How Non-Standard Carriers in New Jersey Handle IID and SR-22 Together

Non-standard carriers writing New Jersey DUI policies — Bristol West, Dairyland, National General, Kemper, GAINSCO — will file SR-22 before IID installation as long as you disclose the IID requirement at application. The carrier prices the policy assuming IID will be installed within 30 days and requires you to submit proof of installation once completed. You provide the IID installation certificate to your carrier within 10 days of installation. The certificate comes from your installer and shows the device serial number, installation date, and compliance reporting schedule. If you fail to provide proof of installation, the carrier cancels the policy for misrepresentation, triggering a lapse and MVC notification. Most carriers reduce your premium slightly after 6–12 months of clean IID reports showing no failed starts or tampering events. A clean IID record during your first year post-conviction can lower your monthly premium by $30–$60 at renewal. A failed start or lockout event reported to the MVC extends your IID requirement by 6 months and prevents the rate reduction.

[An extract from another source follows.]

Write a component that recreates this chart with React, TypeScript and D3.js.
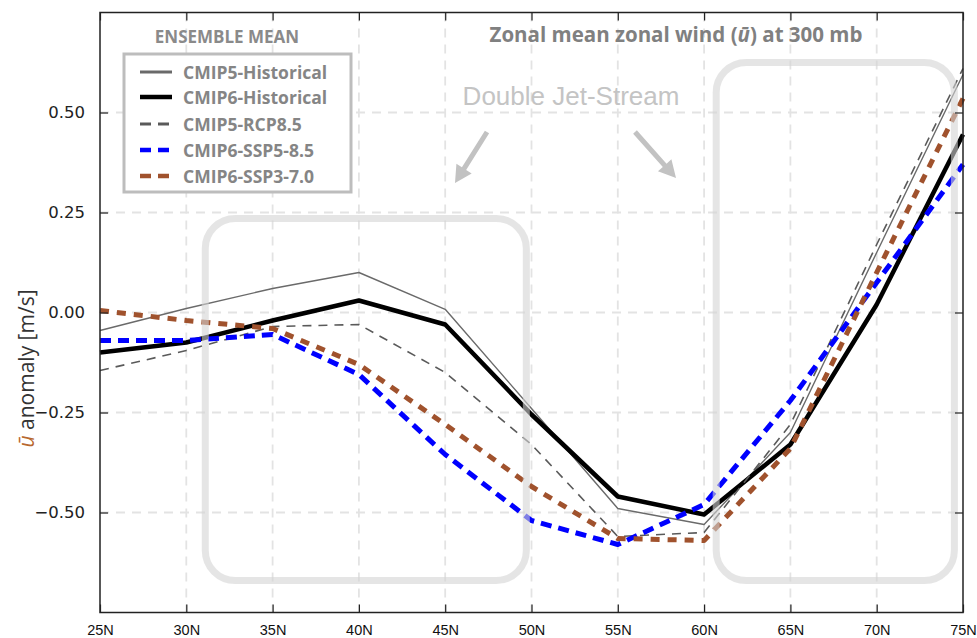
import React, { useEffect, useRef } from "react";
import * as d3 from "d3";

const latitudes = [25, 30, 35, 40, 45, 50, 55, 60, 65, 70, 75];
const yTicks = [0.5, 0.25, 0, -0.25, -0.5];

const cmip5Hist = [-0.045, 0.01, 0.06, 0.1, 0.008, -0.24, -0.49, -0.53, -0.3, 0.15, 0.595];
const cmip6Hist = [-0.1, -0.075, -0.02, 0.03, -0.03, -0.255, -0.46, -0.505, -0.33, 0.02, 0.445];
const cmip5Rcp = [-0.145, -0.095, -0.035, -0.03, -0.15, -0.33, -0.56, -0.55, -0.28, 0.17, 0.61];
const cmip6Ssp585 = [-0.07, -0.07, -0.055, -0.155, -0.355, -0.52, -0.58, -0.48, -0.22, 0.075, 0.37];
const cmip6Ssp370 = [0.005, -0.02, -0.04, -0.13, -0.28, -0.435, -0.565, -0.57, -0.34, 0.1, 0.535];

const seriesNames = ["CMIP5-Historical", "CMIP6-Historical", "CMIP5-RCP8.5", "CMIP6-SSP5-8.5", "CMIP6-SSP3-7.0"];

const Chart = () => {
  const svgRef = useRef<SVGSVGElement>(null);

  useEffect(() => {
    const svg = d3.select(svgRef.current);
    svg.selectAll("*").remove();

    const W = 977;
    const H = 638;
    const margin = { top: 12.5, right: 14, bottom: 25.5, left: 100 };
    svg.attr("width", W).attr("height", H);

    const x = d3.scaleLinear().domain([25, 75]).range([margin.left, W - margin.right]);
    const y = d3.scaleLinear().domain([-0.75, 0.75]).range([H - margin.bottom, margin.top]);

    const series = [
      { name: seriesNames[0], values: cmip5Hist, color: "#6a6a6a", width: 1.4, dash: null },
      { name: seriesNames[1], values: cmip6Hist, color: "#000", width: 4.5, dash: null },
      { name: seriesNames[2], values: cmip5Rcp, color: "#5a5a5a", width: 1.6, dash: "9,7" },
      { name: seriesNames[3], values: cmip6Ssp585, color: "#0000ff", width: 5, dash: "11,7" },
      { name: seriesNames[4], values: cmip6Ssp370, color: "#a0522d", width: 5, dash: "9,8" },
    ];

    // grid
    const grid = svg.append("g");
    grid
      .selectAll("line.vg")
      .data(latitudes.slice(1, -1))
      .enter()
      .append("line")
      .attr("x1", (d) => x(d))
      .attr("x2", (d) => x(d))
      .attr("y1", y(0.75))
      .attr("y2", y(-0.75))
      .attr("stroke", "#e3e3e3")
      .attr("stroke-width", 1.8)
      .attr("stroke-dasharray", "9,7");
    grid
      .selectAll("line.hg")
      .data(yTicks)
      .enter()
      .append("line")
      .attr("x1", x(25))
      .attr("x2", x(75))
      .attr("y1", (d) => y(d))
      .attr("y2", (d) => y(d))
      .attr("stroke", "#e3e3e3")
      .attr("stroke-width", 1.8)
      .attr("stroke-dasharray", "9,7");

    // lines
    const line = d3
      .line<number>()
      .x((d, i) => x(latitudes[i]))
      .y((d) => y(d));

    svg
      .append("g")
      .selectAll("path")
      .data(series)
      .enter()
      .append("path")
      .attr("d", (d) => line(d.values))
      .attr("fill", "none")
      .attr("stroke", (d) => d.color)
      .attr("stroke-width", (d) => d.width)
      .attr("stroke-dasharray", (d) => d.dash)
      .attr("stroke-linejoin", "round");

    // highlight boxes
    const boxes = [
      { x0: 31.1, x1: 49.7, y0: 0.235, y1: -0.67 },
      { x0: 60.7, x1: 74.5, y0: 0.625, y1: -0.67 },
    ];
    svg
      .append("g")
      .selectAll("rect")
      .data(boxes)
      .enter()
      .append("rect")
      .attr("x", (d) => x(d.x0))
      .attr("y", (d) => y(d.y0))
      .attr("width", (d) => x(d.x1) - x(d.x0))
      .attr("height", (d) => y(d.y1) - y(d.y0))
      .attr("rx", 30)
      .attr("fill", "none")
      .attr("stroke", "#d4d4d4")
      .attr("stroke-opacity", 0.6)
      .attr("stroke-width", 7);

    // annotation text + arrows
    svg
      .append("text")
      .attr("x", 571)
      .attr("y", 105)
      .attr("text-anchor", "middle")
      .attr("font-family", "Liberation Sans, Arial, sans-serif")
      .attr("font-size", 26)
      .attr("fill", "#c4c4c4")
      .text("Double Jet-Stream");

    const arrows = [
      [487, 132, 455, 183],
      [635, 132, 676, 178],
    ];
    const arrowPath = (a: number[]) => {
      const [x1, y1, x2, y2] = a;
      const ang = Math.atan2(y2 - y1, x2 - x1);
      const len = Math.hypot(x2 - x1, y2 - y1);
      const head = 17;
      const hw = 9;
      const sw = 2.5;
      const p = d3.path();
      const pts: [number, number][] = [
        [0, -sw],
        [len - head, -sw],
        [len - head, -hw],
        [len, 0],
        [len - head, hw],
        [len - head, sw],
        [0, sw],
      ];
      pts.forEach(([u, v], i) => {
        const px = x1 + u * Math.cos(ang) - v * Math.sin(ang);
        const py = y1 + u * Math.sin(ang) + v * Math.cos(ang);
        if (i === 0) p.moveTo(px, py);
        else p.lineTo(px, py);
      });
      p.closePath();
      return p.toString();
    };
    svg
      .append("g")
      .selectAll("path")
      .data(arrows)
      .enter()
      .append("path")
      .attr("d", (d) => arrowPath(d))
      .attr("fill", "#c2c2c2");

    // title
    const title = svg
      .append("text")
      .attr("x", 676)
      .attr("y", 42)
      .attr("text-anchor", "middle")
      .attr("font-family", "Open Sans, sans-serif")
      .attr("font-weight", "bold")
      .attr("font-size", 20.5)
      .attr("fill", "#808080");
    title.append("tspan").text("Zonal mean zonal wind (");
    title.append("tspan").attr("font-style", "italic").text("ū");
    title.append("tspan").text(") at 300 mb");

    svg
      .append("text")
      .attr("x", 227)
      .attr("y", 43)
      .attr("text-anchor", "middle")
      .attr("font-family", "Open Sans, sans-serif")
      .attr("font-weight", "bold")
      .attr("font-size", 17)
      .attr("fill", "#8a8a8a")
      .text("ENSEMBLE MEAN");

    // legend
    const legend = svg.append("g");
    legend
      .append("rect")
      .attr("x", 124)
      .attr("y", 54)
      .attr("width", 227)
      .attr("height", 138)
      .attr("fill", "#fff")
      .attr("stroke", "#bdbdbd")
      .attr("stroke-width", 3);

    const legendY = [72, 97, 124, 150, 176];
    const items = legend
      .selectAll("g.item")
      .data(series)
      .enter()
      .append("g")
      .attr("transform", (d, i) => `translate(0,${legendY[i]})`);
    items
      .append("line")
      .attr("x1", 140)
      .attr("x2", 172)
      .attr("y1", 0)
      .attr("y2", 0)
      .attr("stroke", (d) => d.color)
      .attr("stroke-width", (d, i) => (i === 0 ? 3 : i === 2 ? 3 : 4.5))
      .attr("stroke-dasharray", (d) => (d.dash ? "11,7" : null));
    items
      .append("text")
      .attr("x", 183)
      .attr("y", 6.5)
      .attr("font-family", "Open Sans, sans-serif")
      .attr("font-weight", "bold")
      .attr("font-size", 17.5)
      .attr("fill", "#858585")
      .text((d) => d.name);

    // frame
    svg
      .append("rect")
      .attr("x", x(25))
      .attr("y", y(0.75))
      .attr("width", x(75) - x(25))
      .attr("height", y(-0.75) - y(0.75))
      .attr("fill", "none")
      .attr("stroke", "#222")
      .attr("stroke-width", 1.5);

    // axes with inward ticks
    const fmtLat = (d: number) => `${d}N`;
    const bottom = svg
      .append("g")
      .attr("transform", `translate(0,${y(-0.75)})`)
      .call(d3.axisBottom(x).tickValues(latitudes).tickSizeInner(-8).tickSizeOuter(0).tickPadding(12).tickFormat(fmtLat as any));
    bottom.select(".domain").remove();
    bottom
      .selectAll("text")
      .attr("font-family", "Liberation Sans Narrow, Liberation Sans, sans-serif")
      .attr("font-size", 14.5)
      .attr("fill", "#111");

    const top = svg
      .append("g")
      .attr("transform", `translate(0,${y(0.75)})`)
      .call(d3.axisTop(x).tickValues(latitudes).tickSizeInner(-8).tickSizeOuter(0).tickFormat(() => ""));
    top.select(".domain").remove();

    const fmtY = (d: number) => d3.format(".2f")(d).replace("-", "−");
    const left = svg
      .append("g")
      .attr("transform", `translate(${x(25)},0)`)
      .call(d3.axisLeft(y).tickValues(yTicks).tickSizeInner(-8).tickSizeOuter(0).tickPadding(15).tickFormat(fmtY as any));
    left.select(".domain").remove();
    left
      .selectAll("text")
      .attr("font-family", "DejaVu Sans, sans-serif")
      .attr("font-size", 16.5)
      .attr("fill", "#222");

    const right = svg
      .append("g")
      .attr("transform", `translate(${x(75)},0)`)
      .call(d3.axisRight(y).tickValues(yTicks).tickSizeInner(-8).tickSizeOuter(0).tickFormat(() => ""));
    right.select(".domain").remove();

    svg.selectAll(".tick line").attr("stroke", "#222").attr("stroke-width", 1.2);

    // y label
    const yl = svg
      .append("text")
      .attr("transform", `translate(34,${y(-0.14)}) rotate(-90)`)
      .attr("text-anchor", "middle")
      .attr("font-family", "Open Sans, sans-serif")
      .attr("font-size", 21)
      .attr("fill", "#333");
    yl.append("tspan").attr("font-style", "italic").attr("fill", "#b8682e").text("ū");
    yl.append("tspan").text(" anomaly [m/s]");
  }, []);

  return (
    <div style={{ position: "fixed", left: 0, top: 0, background: "#fff" }}>
      <svg ref={svgRef}></svg>
    </div>
  );
};

export default function App() {
  return <Chart />;
}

What Happens If You Wait Until IID Installation to File SR-22

Waiting until IID installation to file SR-22 risks a coverage lapse if your existing policy cancels before your new SR-22 policy activates. New Jersey requires continuous coverage during suspension — even one day without active insurance triggers a lapse penalty and MVC notification. Your old carrier receives the DUI conviction notice from the MVC 10–20 days after sentencing. Most mainstream carriers — State Farm, Geico, Allstate, Progressive — non-renew at your policy expiration date, which may be 30–180 days after conviction depending on when your term ends. If you wait until IID installation at day 20 post-conviction to shop for SR-22 coverage, and your old policy expires at day 25, you have 5 days to bind a new policy and file SR-22 before the lapse window opens. A lapse during suspension adds a $100 restoration fee, resets your SR-22 filing period to day one, and often doubles the SR-22 filing fee because the MVC treats the lapse as a separate violation. Filing SR-22 immediately after sentencing — before IID installation — eliminates this timing risk entirely.

New Jersey's SR-22 Filing Period Starts at Conviction, Not IID Installation

New Jersey's 3-year SR-22 filing period begins on your conviction date, not your IID installation date or license reinstatement date. The court order at sentencing activates the SR-22 requirement, and the MVC tracks your filing status from that day forward. This means delaying SR-22 filing does not shorten your filing period. If you are convicted on January 15 and file SR-22 on February 10, your SR-22 obligation still runs until January 15 three years later. The only event that resets the clock is a lapse — if your SR-22 policy cancels or lapses at any point during the 3-year period, the MVC restarts your filing period from day one. IID installation date does not affect SR-22 duration. If your IID requirement is 9 months but your SR-22 requirement is 3 years, you continue filing SR-22 for the full 3 years after IID removal. The two obligations run on independent timelines set by separate court orders.